Estimated reading time: 2 minutes
Urban gun enthusiast Colion Noir and popular podcaster Joe Rogan recently delved into the contentious issue of social media’s approach to firearms content. In their discussion, Noir expressed his frustration with platforms like Instagram, where violent content seems to proliferate while educational and responsible gun content is suppressed.
Noir pointed out the irony in how Instagram users can easily stumble upon graphic content involving stabbings, shootings, and fatal accidents, yet posting a picture of a firearm can lead to being “throttled” or shadow-banned. This censorship, according to Noir, significantly limits the visibility of content that promotes responsible gun handling.
Rogan and Noir also criticized the platforms for allowing the proliferation of negative or unsafe representations of firearms, overshadowing educational content. Noir shared his own experience of learning about gun safety through YouTube, where he was exposed to numerous examples of responsible gun ownership.
Highlighting the importance of firearm safety education, Noir argued that the suppression of educational content on these platforms is counterproductive. With a vast number of firearms in the U.S., Noir stressed that spreading knowledge about safe handling is crucial to preventing accidents.
“I don’t understand this… We have 400 million guns in this country. The guns aren’t going anywhere,” Noir said.
“So if you want to minimize the number of kids who accidentally shoot themselves, if you want to minimize the number of adults who handle firearms incorrectly and end up accidentally shooting someone, what you need to do is allow the information of how to safely handle a firearm be spread to the public so that they understand it.
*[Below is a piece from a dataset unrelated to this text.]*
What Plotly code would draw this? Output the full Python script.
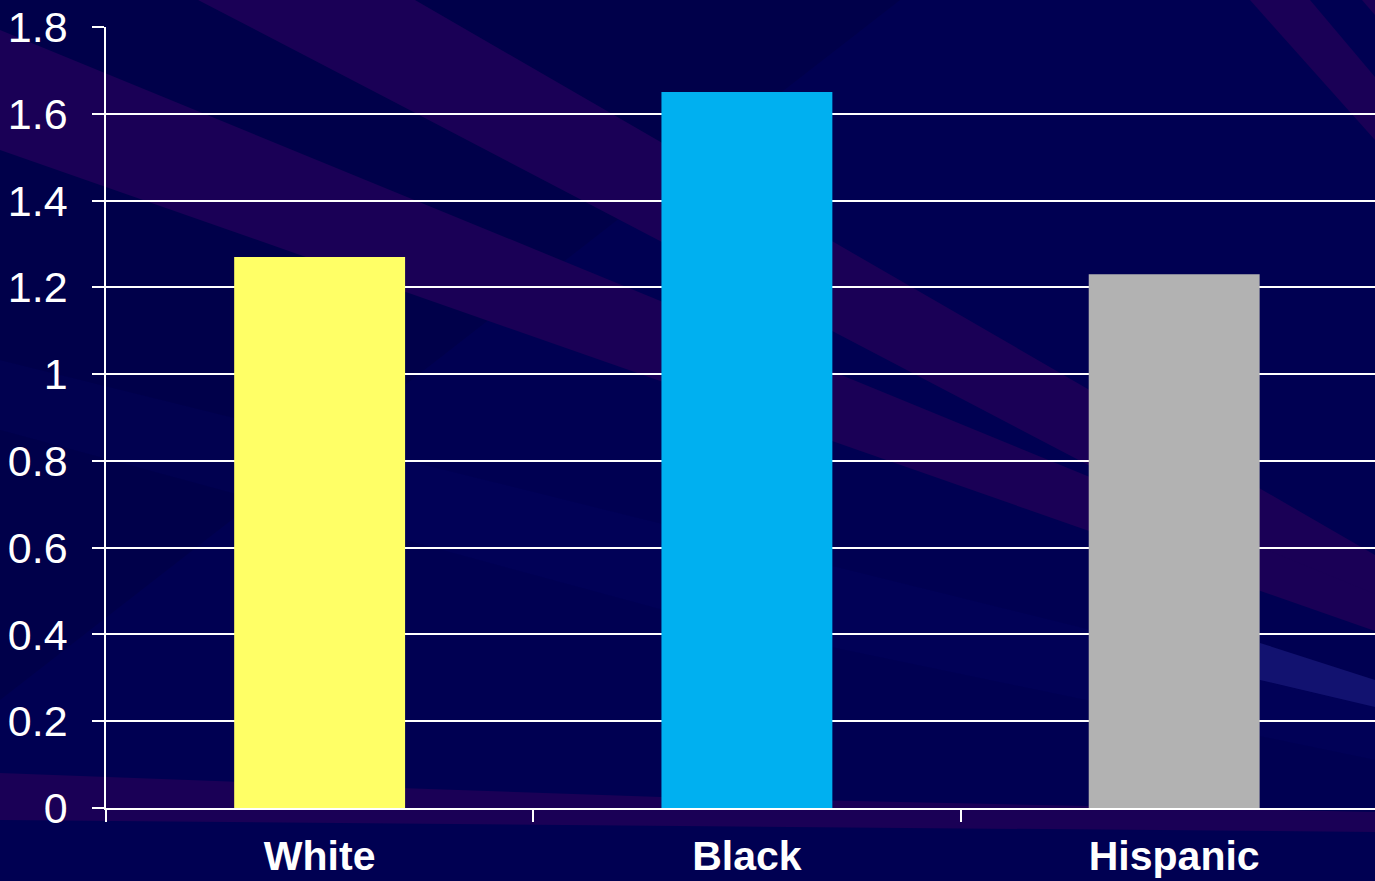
import plotly.graph_objects as go

# ---- data ----
categories = ["White", "Black", "Hispanic"]
values = [1.27, 1.65, 1.23]
bar_colors = ["#FFFF66", "#00B0F0", "#B2B2B2"]
y_ticks = [0, 0.2, 0.4, 0.6, 0.8, 1.0, 1.2, 1.4, 1.6, 1.8]
y_tick_labels = ["0", "0.2", "0.4", "0.6", "0.8", "1", "1.2", "1.4", "1.6", "1.8"]

W, H = 1375, 881
L, R, T, B = 106, 0, 27, 73
PW, PH = W - L - R, H - T - B


def to_paper(px, py):
    return (px - L) / PW, (H - B - py) / PH


def poly(points):
    pts = [to_paper(x, y) for x, y in points]
    return "M " + " L ".join(f"{x:.5f},{y:.5f}" for x, y in pts) + " Z"


BASE = "#000052"
PURPLE = "#1A0056"

bg_bands = [
    # slightly darker wash on the left/top
    (poly([(0, 0), (900, 0), (0, 700)]), "rgba(0,0,40,0.18)"),
    # subtle lighter navy streaks
    (poly([(0, 430), (700, 620), (1375, 760), (1375, 700), (0, 360)]), "rgba(10,10,120,0.12)"),
    (poly([(1260, 643), (1375, 680), (1375, 707), (1260, 680)]), "#121270"),
    # purple band A
    (poly([(175, -140), (415, 0), (1375, 555), (1375, 615), (400, 105), (150, -25)]), PURPLE),
    # purple band B
    (poly([(0, 30), (1375, 594), (1375, 631), (0, 150)]), PURPLE),
    # purple band at the bottom
    (poly([(0, 773), (400, 788), (661, 797), (1375, 812), (1375, 832), (0, 820)]), PURPLE),
    # purple band top right
    (poly([(1250, 0), (1310, 0), (1375, 77), (1375, 140)]), PURPLE),
    (poly([(1362, 0), (1375, 0), (1375, 15)]), PURPLE),
]

shapes = []
for path, color in bg_bands:
    shapes.append(dict(type="path", path=path, xref="paper", yref="paper",
                       fillcolor=color, line=dict(width=0), layer="below"))

fig = go.Figure(
    go.Bar(
        x=categories,
        y=values,
        marker=dict(color=bar_colors, line=dict(width=0)),
        width=0.4,
        hoverinfo="x+y",
    )
)

fig.update_layout(
    width=W,
    height=H,
    margin=dict(l=L, r=R, t=T, b=B, pad=0, autoexpand=False),
    paper_bgcolor=BASE,
    plot_bgcolor="rgba(0,0,0,0)",
    showlegend=False,
    shapes=shapes,
    font=dict(family="Liberation Sans, Arial, sans-serif", color="white"),
)

fig.update_xaxes(
    type="category",
    range=[-0.5, 2.47],
    automargin=False,
    showgrid=False,
    showline=True,
    linecolor="white",
    linewidth=1.5,
    ticks="outside",
    tickson="boundaries",
    ticklen=12,
    tickcolor="white",
    tickwidth=1.5,
    tickfont=dict(size=41, color="white", family="Liberation Sans, Arial, sans-serif", weight="bold"),
    ticklabelstandoff=11,
    zeroline=False,
)

fig.update_yaxes(
    range=[0, 1.8],
    automargin=False,
    tickvals=y_ticks,
    ticktext=y_tick_labels,
    showgrid=True,
    gridcolor="white",
    gridwidth=1.5,
    showline=True,
    linecolor="white",
    linewidth=1.5,
    ticks="outside",
    ticklen=12,
    tickcolor="white",
    tickwidth=1.5,
    tickfont=dict(size=43, color="white", family="Liberation Sans, Arial, sans-serif"),
    ticklabelstandoff=16,
    zeroline=False,
)

fig.write_html("out.html")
It works because that’s how I learned it,” he added.
The conversation took a critical turn towards TikTok’s policies, where Noir revealed he had been banned merely for showing firearms. This led to a broader discussion about the inconsistent enforcement of content policies on social media platforms.
Noir concluded by emphasizing the need for social media to allow the spread of information on safe firearm handling. By blocking educators and advocates of responsible gun usage, he argued, platforms are increasing the risk of firearms mishandling and accidents.
Rogan and Noir’s discussion raises significant questions about the role of social media in public safety and education, especially concerning its deliberate suppression of responsible 2A content.